Gas consumers should be prepared for another hike in the gas tariff, as the government looks set to strike a deal under which it will inject expensive gas into the Sui Southern Gas Company (SSGC) network.
The plan, put forth by the petroleum ministry, seeks to inject 50 million cubic feet per day (mmcfd) of LPG-air mix into the SSGC system, which will raise gas prices by an average 9.9% for all consumers except domestic consumers. The move comes after the Oil and Gas Regulatory Authority (Ogra) recently raised gas tariffs by 6.14% to meet revenue requirements.
The LPG-air mix gas will cost a hefty $25 per unit, higher than the price of LNG or gas to be imported from Iran, Turkmenistan. For comparison, Pakistan is to get gas from Iran and Turkmenistan at $10 to $11 per million British thermal units (mmbtu), while LNG suppliers are asking for $18 per mmbtu.
Sources said that the petroleum ministry had moved a summary to Economic Coordination Committee (ECC), asking it to approve the injection of 50 mmcfd of LPG-air mix (synthetic natural gas) into the system at a higher rate of Rs2,400 ($25) per mmbtu, against the existing price of Rs422 ($4.4) per mmbtu, for fiscal 2012-13.
“It is, however, submitted that since this gas will barely increase supplies to the domestic sector, the impact of the increase in the weighted average may not be passed on to domestic consumers,” the petroleum ministry said in documents moved to the ECC for approval.

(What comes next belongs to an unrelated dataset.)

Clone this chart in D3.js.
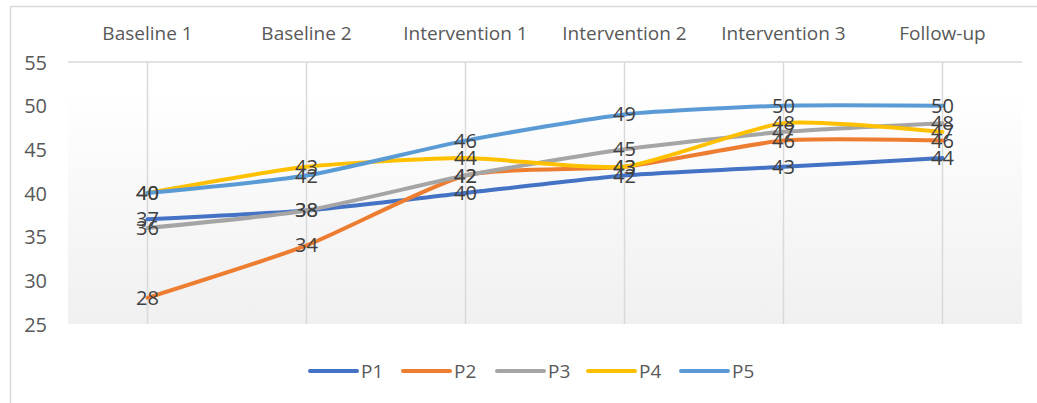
<!DOCTYPE html>
<html>
<head>
<meta charset="utf-8">
<script src="https://cdn.jsdelivr.net/npm/d3@7"></script>
<style>
  html, body { margin: 0; padding: 0; background: #fff; }
  svg { display: block; }
  text { font-family: "Open Sans", "Noto Sans", sans-serif; }
</style>
</head>
<body>
<svg id="chart" width="1037" height="403"></svg>
<script>
// Phases along the top axis
const phases = ["Baseline 1", "Baseline 2", "Intervention 1", "Intervention 2", "Intervention 3", "Follow-up"];

// Scores per participant
const p1 = [37, 38, 40, 42, 43, 44];
const p2 = [28, 34, 42, 43, 46, 46];
const p3 = [36, 38, 42, 45, 47, 48];
const p4 = [40, 43, 44, 43, 48, 47];
const p5 = [40, 42, 46, 49, 50, 50];

const seriesNames = ["P1", "P2", "P3", "P4", "P5"];
const seriesColors = ["#4472C4", "#ED7D31", "#A5A5A5", "#FFC000", "#5B9BD5"];
const yTicks = [25, 30, 35, 40, 45, 50, 55];

const series = [p1, p2, p3, p4, p5].map((vals, i) => ({
  name: seriesNames[i],
  color: seriesColors[i],
  values: vals.map((v, j) => ({ phase: phases[j], value: v }))
}));

const svg = d3.select("#chart");
const plotLeft = 68, plotRight = 1022, plotTop = 62, plotBottom = 324;

// Outer chart frame
svg.append("rect")
  .attr("x", 10.5).attr("y", 6.5)
  .attr("width", 1040).attr("height", 420)
  .attr("fill", "#fff").attr("stroke", "#d9d9d9").attr("stroke-width", 1.5);

const x = d3.scaleBand().domain(phases).range([plotLeft, plotRight]);
const y = d3.scaleLinear().domain([25, 55]).range([plotBottom, plotTop]);
const cx = d => x(d) + x.bandwidth() / 2;

// Plot-area fill: white fading to light grey
const defs = svg.append("defs");
const grad = defs.append("linearGradient").attr("id", "plotFill")
  .attr("x1", 0).attr("y1", 0).attr("x2", 0).attr("y2", 1);
grad.append("stop").attr("offset", "0").attr("stop-color", "#ffffff");
grad.append("stop").attr("offset", "0.1").attr("stop-color", "#ffffff");
grad.append("stop").attr("offset", "1").attr("stop-color", "#f0f0f0");

svg.append("rect")
  .attr("x", plotLeft).attr("y", plotTop)
  .attr("width", plotRight - plotLeft).attr("height", plotBottom - plotTop)
  .attr("fill", "url(#plotFill)");

// Vertical gridlines at each phase
svg.append("g").selectAll("line").data(phases).join("line")
  .attr("x1", cx).attr("x2", cx)
  .attr("y1", plotTop).attr("y2", plotBottom)
  .attr("stroke", "#d9d9d9").attr("stroke-width", 1.5);

// Top gridline at the maximum
svg.append("line")
  .attr("x1", plotLeft).attr("x2", plotRight)
  .attr("y1", y(55)).attr("y2", y(55))
  .attr("stroke", "#d9d9d9").attr("stroke-width", 1.5);

// Category axis along the top
const xAxis = svg.append("g")
  .attr("transform", `translate(0, ${plotTop - 29})`)
  .call(d3.axisTop(x).tickSize(0).tickPadding(0));
xAxis.select(".domain").remove();
xAxis.selectAll("text")
  .attr("fill", "#595959").attr("font-size", 19)
  .attr("dy", "0.35em");

// Value axis on the left
const yAxis = svg.append("g")
  .attr("transform", `translate(${plotLeft - 21}, 0)`)
  .call(d3.axisLeft(y).tickValues(yTicks).tickSize(0).tickPadding(0));
yAxis.select(".domain").remove();
yAxis.selectAll("text")
  .attr("fill", "#595959").attr("font-size", 20)
  .attr("dy", "0.35em");

// Smoothed series lines
const line = d3.line()
  .x(d => cx(d.phase))
  .y(d => y(d.value))
  .curve(d3.curveCardinal.tension(0.4));

svg.append("g").selectAll("path").data(series).join("path")
  .attr("d", d => line(d.values))
  .attr("fill", "none")
  .attr("stroke", d => d.color)
  .attr("stroke-width", 4)
  .attr("stroke-linecap", "round")
  .attr("stroke-linejoin", "round");

// Value labels centred on each point
svg.append("g").selectAll("g").data(series).join("g")
  .selectAll("text").data(d => d.values).join("text")
  .attr("x", d => cx(d.phase))
  .attr("y", d => y(d.value))
  .attr("dy", "0.35em")
  .attr("text-anchor", "middle")
  .attr("fill", "#404040")
  .attr("font-size", 20)
  .text(d => d.value);

// Legend
const legendX = [310, 403, 497, 588, 681];
const legend = svg.append("g").selectAll("g").data(series).join("g")
  .attr("transform", (d, i) => `translate(${legendX[i]}, 371)`);
legend.append("line")
  .attr("x1", 0).attr("x2", 47).attr("y1", 0).attr("y2", 0)
  .attr("stroke", d => d.color).attr("stroke-width", 4)
  .attr("stroke-linecap", "round");
legend.append("text")
  .attr("x", 51).attr("y", 0).attr("dy", "0.35em")
  .attr("fill", "#595959").attr("font-size", 19)
  .text(d => d.name);
</script>
</body>
</html>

The petroleum ministry also informed the ECC that the finance committee of the SSGC board of directors had been authorised to procure material for LPG-air mix plants for up to $25 million. At present, the finance committee has only approved the 50 mmcfd Synthetic Natural Gas (SNG) co-mingling system project (the project under discussion) for placement before the ECC for its approval.
The SSGC has also submitted details of proposals for the award of contract to three firms. SSGC wants to award the contract for the design, manufacturing and commission of the SNG Plant to Aether DBS, USA; automation of local installation and commissioning to Dynamic Engineering Automation; and supply of compressors to Atlas Copco-Belgium.
The petroleum ministry also wants a temporary waiver of the Public Procurement Regulatory Authority rules in the award of contract for the LPG-air mix plant. It wants to do away with the requirement of having individual project proposals approved by the ECC. It has informed the ECC that, in view of the fact that competitive procurement under PPRA rules is the responsibility of gas utility companies, the ECC may consider dispensing with the requirement to approve individual projects. “However, the ECC may continue to ask for prior clearance of proposals subject to its approval of the proposed use of gas and impact on gas prices,” the petroleum ministry added.
When contacted, Petroleum Secretary Dr Waqar Masood was not available for comments.
Published in The Express Tribune, January 3rd, 2013.